Vernon Schryver (vjs@calcite.rhyolite.com) wrote:
: - the original questioner said the TCP_NODELAY helped whatever was
: 	being done, which suggests the involvment of an application
: 	that has not bee designed with an eye to on-the-wire traffic,
: 	something that the Nagle algorithm hurts.

I think that maybe it si time to re-visit the Nagle algorithm. When it
was first proposed, I'm *guessing* that there was essentially one
common TCP MSS (Ethenret's?) and it was relatively small. So basing
the send decision (in part) on the size of the send relative to the
MSS was pretty well a fixed decision point that apps could code to if
needed.

Today, we have a plethora of MSS's out there - Ethernet, Token Ring,
FDDI, ATM, Fibre Channel, ad nauseum.
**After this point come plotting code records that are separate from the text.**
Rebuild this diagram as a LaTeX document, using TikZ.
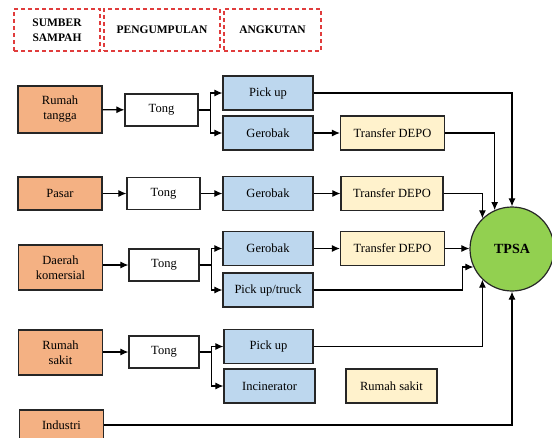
\documentclass[tikz,border=0pt]{standalone}
\usepackage{fontspec}
\setmainfont{Liberation Serif}
\newfontfamily\tmsfont{Liberation Serif}
\usetikzlibrary{arrows,arrows.meta}

\definecolor{srcorange}{HTML}{F4B183}
\definecolor{trblue}{HTML}{BDD7EE}
\definecolor{depoyellow}{HTML}{FFF2CC}
\definecolor{tpsagreen}{HTML}{92D050}
\definecolor{hdrred}{HTML}{E03C3C}

\begin{document}
\begin{tikzpicture}[x=1pt,y=-1pt]
\tikzset{box/.style = {shape=rectangle,draw=black!85,line width=1.2pt,align=center,
  font=\tmsfont\fontsize{12.5}{15}\selectfont,inner sep=0pt}}
\tikzset{source/.style = {box,fill=srcorange,minimum width=84pt}}
\tikzset{bin/.style = {box,fill=white,minimum width=73pt,minimum height=32pt}}
\tikzset{transport/.style = {box,fill=trblue,minimum width=90pt,minimum height=34pt}}
\tikzset{depo/.style = {box,fill=depoyellow,minimum width=104pt,minimum height=34pt}}
\tikzset{hdr/.style = {shape=rectangle,draw=hdrred,dashed,line width=1.4pt,
  dash pattern=on 4pt off 3pt,align=center,minimum height=42pt,
  font=\tmsfont\fontsize{11.5}{15}\selectfont\bfseries}}
\tikzset{edge/.style = {-{Latex[length=8pt,width=7pt]},line width=1.1pt}}

\useasboundingbox (0,0) rectangle (552,437);
\clip (0,0) rectangle (552,437);

% header

\node[hdr,minimum width=86pt] (hsumber) at (57,30) {SUMBER\\SAMPAH};
\node[hdr,minimum width=116pt] (hkumpul) at (162,30) {PENGUMPULAN};
\node[hdr,minimum width=97pt] (hangkut) at (272.5,30) {ANGKUTAN};

% sources

\node[source,minimum height=47pt] (rtangga) at (60,109.5) {Rumah\\tangga};
\node[source,minimum height=33pt] (pasar) at (60,193.5) {Pasar};
\node[source,minimum height=45pt] (komersial) at (60.5,267.5) {Daerah\\komersial};
\node[source,minimum height=45pt] (rsakit) at (60.5,352.5) {Rumah\\sakit};
\node[source,minimum height=30pt] (industri) at (61.5,425) {Industri};

% tong

\node[bin] (tong1) at (161.5,110) {Tong};
\node[bin] (tong2) at (163.5,193.5) {Tong};
\node[bin,minimum width=70pt] (tong3) at (164,265) {Tong};
\node[bin,minimum width=70pt] (tong4) at (164,352) {Tong};

% angkutan

\node[transport] (pickup1) at (268,93) {Pick up};
\node[transport] (gerobak1) at (268,133) {Gerobak};
\node[transport] (gerobak2) at (268,193.5) {Gerobak};
\node[transport] (gerobak3) at (268,248.5) {Gerobak};
\node[transport] (truck) at (268,290) {Pick up/truck};
\node[transport,minimum width=89pt] (pickup4) at (268.5,346.5) {Pick up};
\node[transport,minimum width=91pt] (incin) at (269.5,386) {Incinerator};

% depo

\node[depo] (depo1) at (392.5,133) {Transfer DEPO};
\node[depo,minimum width=102pt] (depo2) at (392,193.5) {Transfer DEPO};
\node[depo] (depo3) at (392.5,248.5) {Transfer DEPO};
\node[depo,minimum width=91pt] (rsdepo) at (391.5,386) {Rumah sakit};

\node[shape=circle,draw=black!85,line width=1.2pt,fill=tpsagreen,minimum size=84pt,
  font=\tmsfont\fontsize{14}{16}\selectfont\bfseries] (tpsa) at (512,249) {TPSA};

% edges

\draw[edge] (rtangga) to (tong1);
\draw[edge] (tong1.east) -- ++(12,0) |- (pickup1.west);
\draw[edge] (tong1.east) -- ++(12,0) |- (gerobak1.west);
\draw[edge] (gerobak1) to (depo1);

\draw[edge] (pasar) to (tong2);
\draw[edge] (tong2) to (gerobak2);
\draw[edge] (gerobak2) to (depo2);

\draw[edge] (komersial.east |- tong3) to (tong3);
\draw[edge] (tong3.east) -- ++(12,0) |- (gerobak3.west);
\draw[edge] (tong3.east) -- ++(12,0) |- (truck.west);
\draw[edge] (gerobak3) to (depo3);

\draw[edge] (rsakit.east |- tong4) to (tong4);
\draw[edge] (tong4.east) -- ++(12,0) |- (pickup4.west);
\draw[edge] (tong4.east) -- ++(12,0) |- (incin.west);

% to TPSA

\draw[edge] (pickup1.east) -| (tpsa.north);
\draw[edge] (depo1.east) -| (tpsa.114);
\draw[edge] (depo2.east) -| (tpsa.134);
\draw[edge] (depo3.east) -- (tpsa.west |- depo3.east);
\draw[edge] (truck.east) -- ++(149,0) |- (tpsa.205);
\draw[edge] (pickup4.east) -| (tpsa.226);
\draw[edge] (industri.east) -| (tpsa.south);
\end{tikzpicture}
\end{document}
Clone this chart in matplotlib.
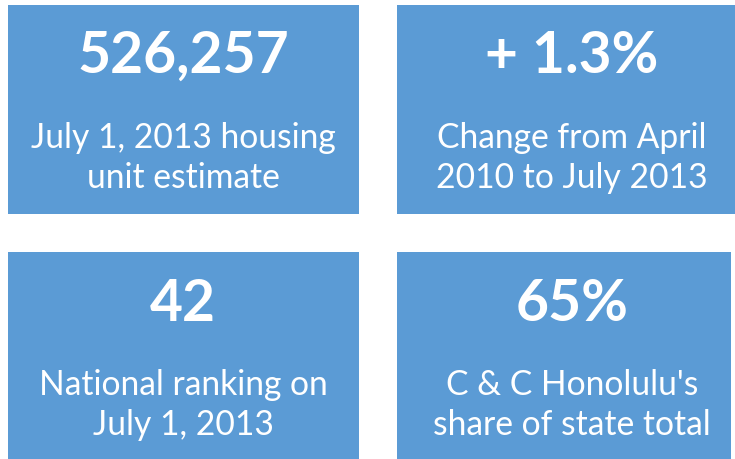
import matplotlib
matplotlib.use("Agg")
import matplotlib.pyplot as plt
from matplotlib.patches import Rectangle

headlines = ["526,257", "+ 1.3%", "42", "65%"]
captions = [
    ["July 1, 2013 housing", "unit estimate"],
    ["Change from April", "2010 to July 2013"],
    ["National ranking on", "July 1, 2013"],
    ["C & C Honolulu's", "share of state total"],
]

# box layout in pixel coordinates (x0, y0, x1, y1)
boxes = [(8, 5, 359, 214), (397, 5, 735, 214), (8, 252, 359, 459), (397, 252, 731, 459)]
text_x = [183, 572, 183, 572]
head_base = [73, 73, 321, 321]
cap_base = [(148, 188), (148, 188), (395, 435), (395, 435)]

W, H = 735, 459
fig = plt.figure(figsize=(W / 100, H / 100), dpi=100)
ax = fig.add_axes([0, 0, 1, 1])
ax.set_xlim(0, W)
ax.set_ylim(H, 0)
ax.axis("off")

color = "#5B9BD5"
font = "Lato"
for (x0, y0, x1, y1), cx, head, cap, hy, cy in zip(boxes, text_x, headlines, captions, head_base, cap_base):
    ax.add_patch(Rectangle((x0, y0), x1 - x0, y1 - y0, facecolor=color, edgecolor="none"))
    ax.text(cx, hy, head, ha="center", va="baseline", color="white",
            fontsize=41, fontweight="bold", family=font)
    for line, yy in zip(cap, cy):
        ax.text(cx, yy, line, ha="center", va="baseline", color="white",
                fontsize=24.2, family=font)

fig.savefig("out.png", dpi=100)
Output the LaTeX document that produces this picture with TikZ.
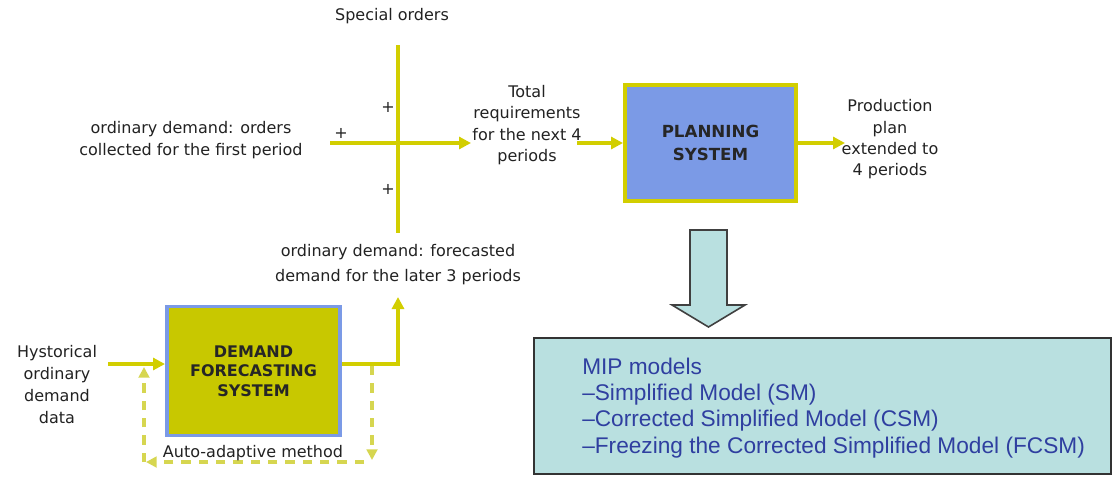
\documentclass[tikz,border=0pt]{standalone}
\usepackage{fontspec}
\setmainfont{DejaVu Sans}
\newfontfamily\mipfont{Liberation Sans}
\usetikzlibrary{arrows.meta}
\definecolor{yl}{HTML}{D2CE00}
\definecolor{yldash}{HTML}{D6D650}
\definecolor{planblue}{HTML}{7B9AE6}
\definecolor{demfill}{HTML}{C8C800}
\definecolor{mipfill}{HTML}{B9E0E0}
\definecolor{miptext}{HTML}{2F3FA0}
\definecolor{txt}{HTML}{222222}
\tikzset{
  flow/.style={draw=yl, line width=3pt, -{Triangle[length=9pt,width=9pt]}},
  flowline/.style={draw=yl, line width=3pt},
  fb/.style={draw=yldash, line width=2.4pt, dash pattern=on 7pt off 6pt, -{Triangle[length=8pt,width=8pt]}},
  lbl/.style={text=txt, font=\fontsize{12}{16}\selectfont, align=center, inner sep=1pt},
  planbox/.style={draw=yl, fill=planblue, line width=3pt, minimum width=128.25pt, minimum height=87pt,
     font=\bfseries\fontsize{12.5}{17}\selectfont, align=center, text=black!85},
  dembox/.style={draw=planblue, fill=demfill, line width=2.6pt, minimum width=130pt, minimum height=96.5pt,
     font=\bfseries\fontsize{12}{14.5}\selectfont, align=center, text=black!85},
  mipbox/.style={draw=black!80, fill=mipfill, line width=1.4pt, minimum width=432.75pt, minimum height=102pt},
  plus/.style={text=txt, font=\fontsize{12}{12}\selectfont, inner sep=0pt}
}
\begin{document}
\begin{tikzpicture}[x=0.75pt,y=-0.75pt]
\path[use as bounding box, fill=white] (0,0) rectangle (1120,483);

% top cross
\node[lbl] (spec) at (392,16) {Special orders};
\coordinate (vt) at (398,45);
\coordinate (vb) at (398,233);
\draw[flowline] (vt) -- (vb);
\node[lbl] (ord) at (191,140) {ordinary demand: orders\\collected for the first period};
\coordinate (hin) at (330,143);
\node[lbl] (tot) at (527,125) {Total\\requirements\\for the next 4\\periods};
\coordinate (hout) at (471,143);
\draw[flow] (hin) -- (hout);
\node[plus] (p1) at (388,107) {+};
\node[plus] (p2) at (341,133) {+};
\node[plus] (p3) at (388,189) {+};

% planning
\node[planbox] (plan) at (710.5,143) {PLANNING\\SYSTEM};
\coordinate (tin) at (577,143);
\draw[flow] (tin) -- (plan.west);
\node[lbl] (prod) at (890,139.5) {Production\\plan\\extended to\\4 periods};
\coordinate (pout) at (845,143);
\draw[flow] (plan.east) -- (pout);

% forecast label
\node[lbl, font=\fontsize{12}{18.5}\selectfont] (fc) at (398,264.5) {ordinary demand: forecasted\\demand for the later 3 periods};

% demand box
\node[dembox] (dem) at (253.5,371) {DEMAND\\FORECASTING\\SYSTEM};
\node[lbl, font=\fontsize{12}{16.5}\selectfont] (hist) at (57,385) {Hystorical\\ordinary\\demand\\data};
\coordinate (hs) at (108,364);
\coordinate (he) at (165,364);
\draw[flow] (hs) -- (he);
\coordinate (dout) at (342,364);
\coordinate (fctip) at (398,297);
\draw[flow] (dout) -| (fctip);

% feedback loop
\coordinate (fd1) at (372,366);
\coordinate (fd2) at (372,460);
\coordinate (fb1) at (364,462);
\coordinate (fb2) at (146,462);
\coordinate (fu1) at (144,462);
\coordinate (fu2) at (144,367);
\draw[fb] (fd1) -- (fd2);
\draw[fb] (fb1) -- (fb2);
\draw[fb] (fu1) -- (fu2);
\node[lbl] (auto) at (253,453) {Auto-adaptive method};

% big down arrow
\draw[draw=black!75, fill=mipfill, line width=1.2pt, line join=miter]
  (690,230) -- (727,230) -- (727,305) -- (745,305) -- (708.5,327) -- (672,305) -- (690,305) -- cycle;

% MIP box
\node[mipbox] (mip) at (822.5,406) {};
\node[anchor=west, align=left, text=miptext, font=\mipfont\fontsize{17}{19.6}\selectfont, inner sep=0pt]
  (miptxt) at (582,408) {MIP models\\–Simplified Model (SM)\\–Corrected Simplified Model (CSM)\\–Freezing the Corrected Simplified Model (FCSM)};
\end{tikzpicture}
\end{document}
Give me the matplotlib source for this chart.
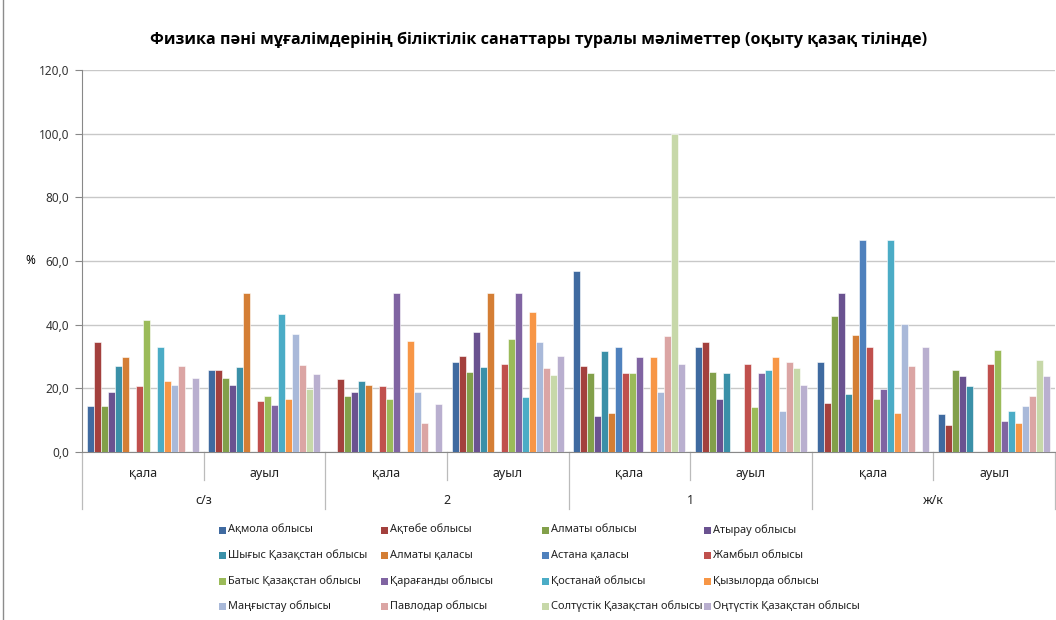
import numpy as np
import matplotlib
matplotlib.use("Agg")
import matplotlib.pyplot as plt
from matplotlib.patches import Rectangle
from matplotlib.lines import Line2D

nan = np.nan

sub_labels = ["қала", "ауыл", "қала", "ауыл", "қала", "ауыл", "қала", "ауыл"]
top_labels = ["с/з", "2", "1", "ж/к"]

series_names = [
    "Ақмола облысы", "Ақтөбе облысы", "Алматы облысы", "Атырау облысы",
    "Шығыс Қазақстан облысы", "Алматы қаласы", "Астана қаласы", "Жамбыл облысы",
    "Батыс Қазақстан облысы", "Қарағанды облысы", "Қостанай облысы", "Қызылорда облысы",
    "Маңғыстау облысы", "Павлодар облысы", "Солтүстік Қазақстан облысы", "Оңтүстік Қазақстан облысы",
]

# values per series across 8 categories
akmola      = [14.3, 25.9, nan, 28.3, 56.9, 33.1, 28.3, 11.9]
aktobe      = [34.5, 25.9, 22.9, 30.3, 26.9, 34.7, 15.3, 8.5]
almaty_obl  = [14.3, 23.2, 17.7, 25.1, 24.8, 25.1, 42.6, 25.9]
atyrau      = [19.0, 20.9, 19.0, 37.8, 11.3, 16.8, 50.0, 23.8]
shygys      = [27.1, 26.8, 22.4, 26.8, 31.7, 24.9, 18.1, 20.7]
almaty_city = [29.7, 50.0, 20.9, 50.0, 12.2, nan, 36.7, nan]
astana      = [nan, nan, nan, nan, 33.1, nan, 66.7, nan]
zhambyl     = [20.7, 16.1, 20.7, 27.7, 24.8, 27.7, 33.1, 27.7]
batys       = [41.5, 17.7, 16.6, 35.5, 24.8, 14.2, 16.6, 31.9]
karagandy   = [nan, 14.9, 50.0, 50.0, 29.9, 24.9, 19.8, 9.8]
kostanay    = [33.1, 43.2, nan, 17.2, nan, 25.9, 66.7, 12.8]
kyzylorda   = [22.2, 16.8, 35.0, 43.9, 29.9, 29.7, 12.4, 9.0]
mangystau   = [21.1, 37.1, 19.0, 34.7, 19.0, 13.0, 40.3, 14.5]
pavlodar    = [27.0, 27.3, 9.0, 26.3, 36.3, 28.3, 27.1, 17.5]
soltustik   = [nan, 19.8, nan, 24.2, 100.0, 26.4, nan, 28.8]
ontustik    = [23.4, 24.5, 15.2, 30.3, 27.7, 20.9, 32.9, 23.8]

series_values = [akmola, aktobe, almaty_obl, atyrau, shygys, almaty_city, astana, zhambyl,
                 batys, karagandy, kostanay, kyzylorda, mangystau, pavlodar, soltustik, ontustik]

colors = ["#3F6AA0", "#A3403D", "#82A04A", "#6A5290", "#3A90A8", "#D47E35",
          "#4F81BD", "#C0504D", "#9BBB59", "#8064A2", "#4BACC6", "#F79646",
          "#A9B9D9", "#DBA5A4", "#C7D8A9", "#B9AFCF"]

W, H = 1056, 620
fig = plt.figure(figsize=(W / 100, H / 100), dpi=100)
fig.patch.set_facecolor("white")

FONT = ["Noto Sans", "DejaVu Sans"]
TFONT = ["Open Sans", "Noto Sans", "DejaVu Sans"]

ax_l, ax_r, ax_t, ax_b = 82, 1055, 70, 452
ax = fig.add_axes([ax_l / W, 1 - ax_b / H, (ax_r - ax_l) / W, (ax_b - ax_t) / H])

ncat = len(sub_labels)
nser = len(series_values)
bw = 7.0 / 121.6
x = np.arange(ncat) + 0.5
for k, (vals, c) in enumerate(zip(series_values, colors)):
    ax.bar(x + (k - (nser - 1) / 2) * bw, vals, width=bw, color=c,
           edgecolor="#FFFFFF", linewidth=0.4, zorder=3)

ax.set_xlim(0, ncat)
ax.set_ylim(0, 120)
ax.set_yticks(np.arange(0, 121, 20))
ax.set_yticklabels([f"{v:.1f}".replace(".", ",") for v in np.arange(0, 121, 20)],
                   fontsize=8.5, color="#333333", family=FONT)
ax.tick_params(axis="y", length=5, width=0.8, color="#888888", pad=4, direction="out")
ax.set_xticks([])
ax.grid(axis="y", color="#C8C8C8", linewidth=1.0, zorder=0)
for s in ["top", "right"]:
    ax.spines[s].set_visible(False)
ax.spines["left"].set_color("#888888")
ax.spines["bottom"].set_color("#888888")
ax.spines["left"].set_linewidth(0.8)
ax.spines["bottom"].set_linewidth(0.8)

# multi-level category axis
trans = ax.get_xaxis_transform()
axh = ax_b - ax_t
y1 = -28 / axh
y2 = -57 / axh
for i in range(ncat + 1):
    yb = y2 if i % 2 == 0 else y1
    ax.add_line(Line2D([i, i], [0, yb], transform=trans, color="#BBBBBB",
                       linewidth=0.9, clip_on=False))
for i, lab in enumerate(sub_labels):
    ax.text(i + 0.5, -21 / axh, lab, transform=trans, ha="center", va="center",
            fontsize=9, color="#222222", family=FONT)
for j, lab in enumerate(top_labels):
    ax.text(2 * j + 1, -48 / axh, lab, transform=trans, ha="center", va="center",
            fontsize=9, color="#222222", family=FONT)

# y-axis title
fig.text(30 / W, 1 - 261 / H, "%", ha="center", va="center", fontsize=8.5,
         fontweight="bold", family=FONT)

# title
fig.text(539 / W, 1 - 40 / H,
         "Физика пәні мұғалімдерінің біліктілік санаттары туралы мәліметтер (оқыту қазақ тілінде)",
         ha="center", va="center", fontsize=11.6, fontweight="bold", family=TFONT)

# legend (row-major, 4 columns)
col_x = [222, 384, 545, 707]
row_y = [530, 555, 581, 606]
for k, (name, c) in enumerate(zip(series_names, colors)):
    r, cc = divmod(k, 4)
    px, py = col_x[cc], row_y[r]
    fig.patches.append(Rectangle(((px - 3.5) / W, 1 - (py + 3.5) / H), 7 / W, 7 / H,
                                 transform=fig.transFigure, facecolor=c,
                                 edgecolor="none"))
    fig.text((px + 6) / W, 1 - py / H, name, ha="left", va="center",
             fontsize=7.9, color="#222222", family=FONT)

# outer chart border (left edge)
fig.add_artist(Line2D([2.5 / W, 2.5 / W], [0, 1], transform=fig.transFigure,
                      color="#8C8C8C", linewidth=1.0))

fig.savefig("out.png", dpi=100)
Moving a fixed application
among these networks means that it is moving through a wide range of
MSS values, and the one value it picked will almost certainly be
wrong.

What if... (can't work for HP unless you say that from time to time :)
instead of working off of the MSS, which varies, the send decision
worked off of the header (which varies less) - that is to say, the
send/wait decision would be based on the ratio of the send size to the
size of the TCP header?  That way, we could say that you always send
when efficiency (from TCP's standpoint) is > 88% or some other value.

I think that this is better than the alternative I've heard requested
by folks emailing me on performance questions - enabling immediate
ACK's... I've even heard (unsubstatiated) that one "latest, hottest
thing" in OSes from the Pacific Northwest may be doing this already.